Aim of the exercise:
Everything from the line with "What matplotlib code" through the line with "0.98, 0.99, 1.00]", inclusive, should be repeated exactly, except the pictures.

Source code of charts:
____

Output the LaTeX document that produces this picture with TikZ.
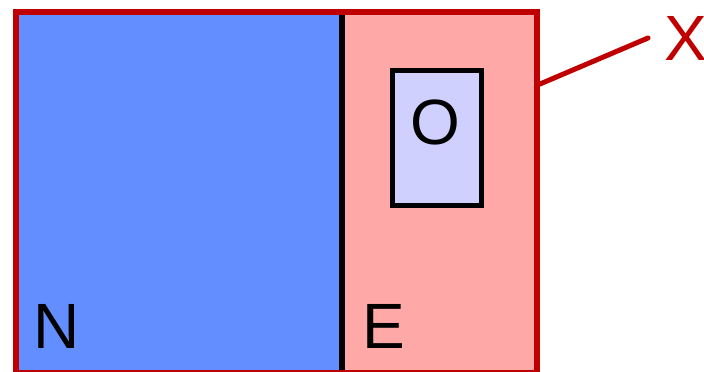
\documentclass[tikz,border=0pt]{standalone}
\usepackage{fontspec}
\setmainfont{Liberation Sans}
\definecolor{frame}{RGB}{192,0,0}
\definecolor{nfill}{RGB}{98,142,255}
\definecolor{efill}{RGB}{255,168,168}
\definecolor{ofill}{RGB}{208,208,255}
\begin{document}
\begin{tikzpicture}[x=1pt,y=-1pt,
  lbl/.style={inner sep=0pt,font=\fontsize{64}{64}\selectfont},
  region/.style={draw=none,inner sep=0pt}]
\useasboundingbox (0,0) rectangle (704,372);
\node[region,fill=nfill,minimum width=329pt,minimum height=360.5pt,anchor=north west] (N) at (13,9) {};
\node[region,fill=efill,minimum width=192pt,minimum height=360.5pt,anchor=north west] (E) at (342,9) {};
\draw[line width=6pt] (N.north east) -- (N.south east);
\node[draw=black,line width=5pt,fill=ofill,minimum width=89pt,minimum height=135pt,inner sep=0pt] (O) at (436.5,137.5) {};
\node[lbl,anchor=center] (Ot) at (435,122) {O};
\node[draw=frame,line width=6pt,minimum width=521pt,minimum height=360.5pt,anchor=north west,inner sep=0pt] (F) at (13,9) {};
\node[lbl,anchor=base west] (Nt) at (33,348) {N};
\node[lbl,anchor=base west] (Et) at (362,348) {E};
\node[lbl,anchor=base west,text=frame] (Xt) at (664,60) {X};
\coordinate (Xe) at (648,38);
\draw[frame,line width=5pt,line cap=round] (F.east |- 0,84) -- (Xe);
\end{tikzpicture}
\end{document}
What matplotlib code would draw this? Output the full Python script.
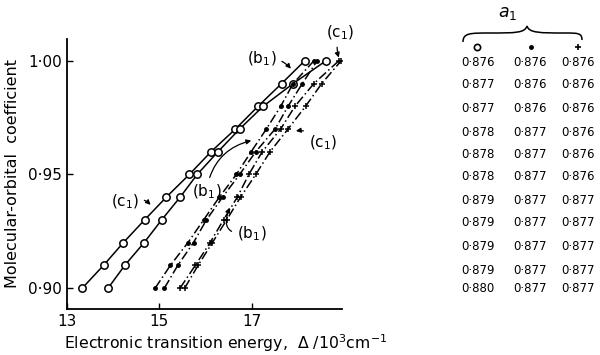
import matplotlib
matplotlib.use("Agg")
import matplotlib.pyplot as plt
from matplotlib.path import Path
from matplotlib.patches import PathPatch

# coefficient levels (same for every curve)
coeff = [0.90, 0.91, 0.92, 0.93, 0.94, 0.95, 0.96, 0.97, 0.98, 0.99, 1.00]

# transition energies, 10^3 cm^-1
circ_c1 = [13.33, 13.79, 14.22, 14.68, 15.15, 15.65, 16.12, 16.65, 17.14, 17.65, 18.15]
circ_b1 = [13.89, 14.25, 14.67, 15.05, 15.45, 15.82, 16.27, 16.74, 17.25, 17.90, 18.61]
dot_c1 = [14.91, 15.24, 15.62, 15.96, 16.30, 16.67, 16.99, 17.32, 17.63, 17.90, 18.35]
dot_b1 = [15.11, 15.40, 15.74, 16.02, 16.37, 16.74, 17.09, 17.51, 17.79, 18.10, 18.42]
plus_c1 = [15.45, 15.78, 16.10, 16.39, 16.69, 16.94, 17.23, 17.63, 17.94, 18.35, 18.89]
plus_b1 = [15.55, 15.84, 16.15, 16.46, 16.76, 17.09, 17.40, 17.79, 18.17, 18.52, 18.94]

# a1 table, top row first
a1_circ = ["0·876", "0·877", "0·877", "0·878", "0·878", "0·878",
           "0·879", "0·879", "0·879", "0·879", "0·880"]
a1_dot = ["0·876", "0·876", "0·876", "0·877", "0·877", "0·877",
          "0·877", "0·877", "0·877", "0·877", "0·877"]
a1_plus = ["0·876", "0·876", "0·876", "0·876", "0·876", "0·876",
           "0·877", "0·877", "0·877", "0·877", "0·877"]
row_px = [63, 85, 108, 132, 154, 177, 200, 223, 246, 271, 289]

fig = plt.figure(figsize=(6.0, 3.55), dpi=100)
ax = fig.add_axes([0.112, 0.130, 0.458, 0.760])

ax.plot(circ_c1, coeff, '-', color='black', lw=1.1, marker='o', ms=5.3,
        mfc='white', mec='black', mew=1.1)
ax.plot(circ_b1, coeff, '-', color='black', lw=1.1, marker='o', ms=5.3,
        mfc='white', mec='black', mew=1.1)
ax.plot(dot_c1, coeff, color='black', lw=1.1, ls=(0, (6, 2, 1, 2)),
        marker='.', ms=5)
ax.plot(dot_b1, coeff, color='black', lw=1.1, ls=(0, (6, 2, 1, 2)),
        marker='.', ms=5)
ax.plot(plus_c1, coeff, color='black', lw=1.1, ls=(0, (6, 2, 1, 2)),
        marker='+', ms=4.5, mew=1.1)
ax.plot(plus_b1, coeff, color='black', lw=1.1, ls=(0, (6, 2, 1, 2)),
        marker='+', ms=4.5, mew=1.1)

ax.set_xlim(13.0, 18.96)
ax.set_ylim(0.8908, 1.0096)
ax.set_xticks([13, 15, 17])
ax.set_xticklabels(["13", "15", "17"])
ax.set_yticks([0.90, 0.95, 1.00])
ax.set_yticklabels(["0·90", "0·95", "1·00"])
ax.tick_params(direction='in', length=4, width=1.0, labelsize=11)
for s in ['top', 'right']:
    ax.spines[s].set_visible(False)
for s in ['left', 'bottom']:
    ax.spines[s].set_linewidth(1.3)

ax.set_xlabel("Electronic transition energy,  Δ /10$^3$cm$^{-1}$", fontsize=11.3)
ax.xaxis.set_label_coords(0.575, -0.088)
ax.set_ylabel("Molecular-orbital  coefficient", fontsize=11.5, labelpad=6)

arrow = dict(arrowstyle='-|>', color='black', lw=0.9, mutation_scale=7)
ax.annotate("(b$_1$)", xy=(17.89, 0.9956), xytext=(17.22, 1.0010),
            fontsize=11, ha='center', va='center',
            arrowprops=dict(arrow, connectionstyle="arc3,rad=-0.3"))
ax.annotate("(c$_1$)", xy=(18.91, 1.0003), xytext=(18.92, 1.0125),
            fontsize=11, ha='center', va='center', annotation_clip=False,
            arrowprops=dict(arrow, connectionstyle="arc3,rad=0.2"))
ax.annotate("(c$_1$)", xy=(17.90, 0.9690), xytext=(18.55, 0.9640),
            fontsize=11, ha='center', va='center',
            arrowprops=dict(arrow, connectionstyle="arc3,rad=0.3"))
ax.annotate("(c$_1$)", xy=(14.85, 0.9357), xytext=(14.25, 0.9380),
            fontsize=11, ha='center', va='center',
            arrowprops=dict(arrow, connectionstyle="arc3,rad=-0.4"))
ax.annotate("(b$_1$)", xy=(17.05, 0.9652), xytext=(16.02, 0.9422),
            fontsize=11, ha='center', va='center',
            arrowprops=dict(arrow, connectionstyle="arc3,rad=-0.35"))
ax.annotate("(b$_1$)", xy=(16.55, 0.9365), xytext=(17.00, 0.9240),
            fontsize=11, ha='center', va='center',
            arrowprops=dict(arrow, connectionstyle="arc3,rad=-0.9"))

# right-hand a1 table, drawn in pixel coordinates
tab = fig.add_axes([0, 0, 1, 1])
tab.set_xlim(0, 600)
tab.set_ylim(355, 0)
tab.axis('off')
tab.text(508, 13, "$a_1$", fontsize=12.5, ha='center', va='center')
brace = Path([(463, 42), (463, 33), (470, 33), (490, 33),
              (515, 33), (525, 33), (527, 26),
              (529, 33), (540, 33), (565, 33),
              (578, 33), (582, 33), (582, 40)],
             [Path.MOVETO, Path.CURVE4, Path.CURVE4, Path.CURVE4,
              Path.CURVE4, Path.CURVE4, Path.CURVE4,
              Path.CURVE4, Path.CURVE4, Path.CURVE4,
              Path.CURVE4, Path.CURVE4, Path.CURVE4])
tab.add_patch(PathPatch(brace, fill=False, lw=1.1, color='black'))
tab.plot([477], [47], 'o', ms=4.5, mfc='white', mec='black', mew=1.2)
tab.plot([531], [47], '.', ms=5, color='black')
tab.plot([578], [47], '+', ms=5, mew=1.2, color='black')
for i, y in enumerate(row_px):
    tab.text(478, y, a1_circ[i], fontsize=8.5, ha='center', va='center')
    tab.text(530, y, a1_dot[i], fontsize=8.5, ha='center', va='center')
    tab.text(578, y, a1_plus[i], fontsize=8.5, ha='center', va='center')

fig.savefig("out.png", dpi=100)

____

Completed task:
What matplotlib code would draw this? Output the full Python script.
import matplotlib
matplotlib.use("Agg")
import matplotlib.pyplot as plt
from matplotlib.path import Path
from matplotlib.patches import PathPatch

# coefficient levels (same for every curve)
coeff = [0.90, 0.91, 0.92, 0.93, 0.94, 0.95, 0.96, 0.97, 0.98, 0.99, 1.00]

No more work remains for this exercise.